In the high-profile world of the sports industry, however, investors are increasingly under the microscope. From our experience working with major sports teams, premier league footballers and associated industries such as the Professional Cricketers Association, NFL, British Athletics Association and Edison Group for Borussia Dortmund and Manchester United, we know how critical it is to ensure robust understanding and management of any reputational risks or challenges that arise from acting in this space.
But with the right approach, investors can look ahead to a rich array of opportunities as sports finally comes back onto our screens.
Possibly the most widely recognised means of gaining exposure to sports investment is through listed clubs.
This avenue is, of course, appealing to sports fans and can generate strong yields (see, for example, Ajax´s share price following their win against Juventus in last year’s Champions League). And while share price is typically pegged to a team’s performance, we have seen several listed clubs outperform the wider market in recent years.
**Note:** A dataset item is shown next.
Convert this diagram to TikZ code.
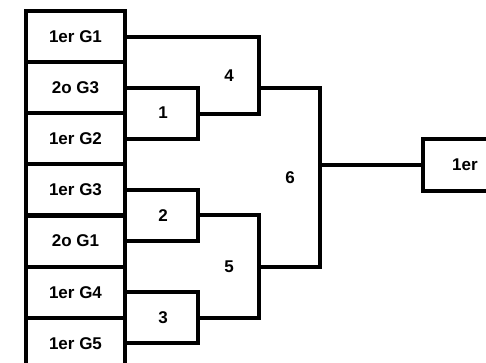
\documentclass[tikz,border=0pt]{standalone}
\usepackage{fontspec}
\setmainfont{Liberation Sans}
\begin{document}
\begin{tikzpicture}[x=1pt,y=-1pt,
  line width=4pt,
  team/.style={draw, minimum width=99pt, minimum height=51pt, inner sep=0pt, font=\fontsize{17}{19}\selectfont\bfseries},
  lab/.style={inner sep=0pt, font=\fontsize{17}{19}\selectfont\bfseries}]
\useasboundingbox (0,0) rectangle (486,362);
\clip (0,0) rectangle (486,362);
\node[team] (b1) at (75.5,36.5) {1er G1};
\node[team] (b2) at (75.5,87.6) {2o G3};
\node[team] (b3) at (75.5,138.8) {1er G2};
\node[team] (b4) at (75.5,189.9) {1er G3};
\node[team] (b5) at (75.5,241.1) {2o G1};
\node[team] (b6) at (75.5,292.2) {1er G4};
\node[team] (b7) at (75.5,343.4) {1er G5};
\node[team, minimum width=84pt, minimum height=52pt] (fin) at (465,164.5) {1er};
\coordinate (m1) at (198,113.5);
\coordinate (m2) at (198,215);
\coordinate (m3) at (198,318);
\coordinate (c4) at (259,113.5);
\coordinate (m4) at (259,88);
\coordinate (c5t) at (259,215);
\coordinate (c5b) at (259,318);
\coordinate (m5) at (259,267);
\coordinate (c6t) at (320,88);
\coordinate (c6b) at (320,267);
\coordinate (m6) at (320,164.5);
\draw (b2.east) -| (m1) |- (b3.east);
\draw (b4.east) -| (m2) |- (b5.east);
\draw (b6.east) -| (m3) |- (b7.east);
\draw (b1.east) -| (c4) -- (m1);
\draw (m2) -- (c5t) -- (c5b) -- (m3);
\draw (m4) -- (c6t) -- (c6b) -- (m5);
\draw (m6) -- (fin.west);
\node[lab] (l1) at (163,113) {1};
\node[lab] (l2) at (163,216) {2};
\node[lab] (l3) at (163,318) {3};
\node[lab] (l4) at (229,76) {4};
\node[lab] (l5) at (229,267) {5};
\node[lab] (l6) at (290,178) {6};
\end{tikzpicture}
\end{document}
Manchester United, Borussia Dortmund or Ajax are a handful of the clubs/stocks investors might look to follow. Investors can also consider increasing their exposure through a dedicated fund. Companies such as Mapfre Asset Management do exactly that through their Behavioural Fund.
With social distancing measures still in place for the timing being, it seems unlikely that we will be able to support our teams live in their stadiums anytime soon. With that in mind, sports fans are racing to upgrade their sports TV packages, with BT Sports experiencing the highest ever Bundesliga viewership of 650,000 in March this year.
So, investing in the only means supporters will have to watch their teams has never been more attractive. Amazon Prime (Premier League), BT (Bundesliga and Champions League) are just some of the options for investors looking to make the most of stadium closures.
With transfer prices increasing yearly, match day revenues, TV rights and sponsorship deals are now not enough to finance those mega-money deals. However, with many banks still refusing to recognise the actual value of a club’s assets, teams are seeking alternative means to fund those deals.
As a result, clubs are increasing looking to investors for support via direct lending. Just look at 23 Capital, which has financed transfers of some of football’s biggest names in recent years.
The idea of private equity firms taking stakes in professional clubs isn’t a new one, however the creation of a fund dedicated to buying stakes in teams is a novel opportunity for investors.
Although more mature in the US, Arctos Sports partners registered over $430 million in commitments with the SEC in early May. It shouldn’t take long for the company to start looking towards Europe.
So, the new post-pandemic era for sports looks to be rich with a variety of opportunities for investors to increase exposure to the global sporting industry, forecast to be worth $614 billion by 2022.
However, new investment opportunities bring challenges and risks – reputational risk among them, with investors in such a popular space under increasingly intense scrutiny.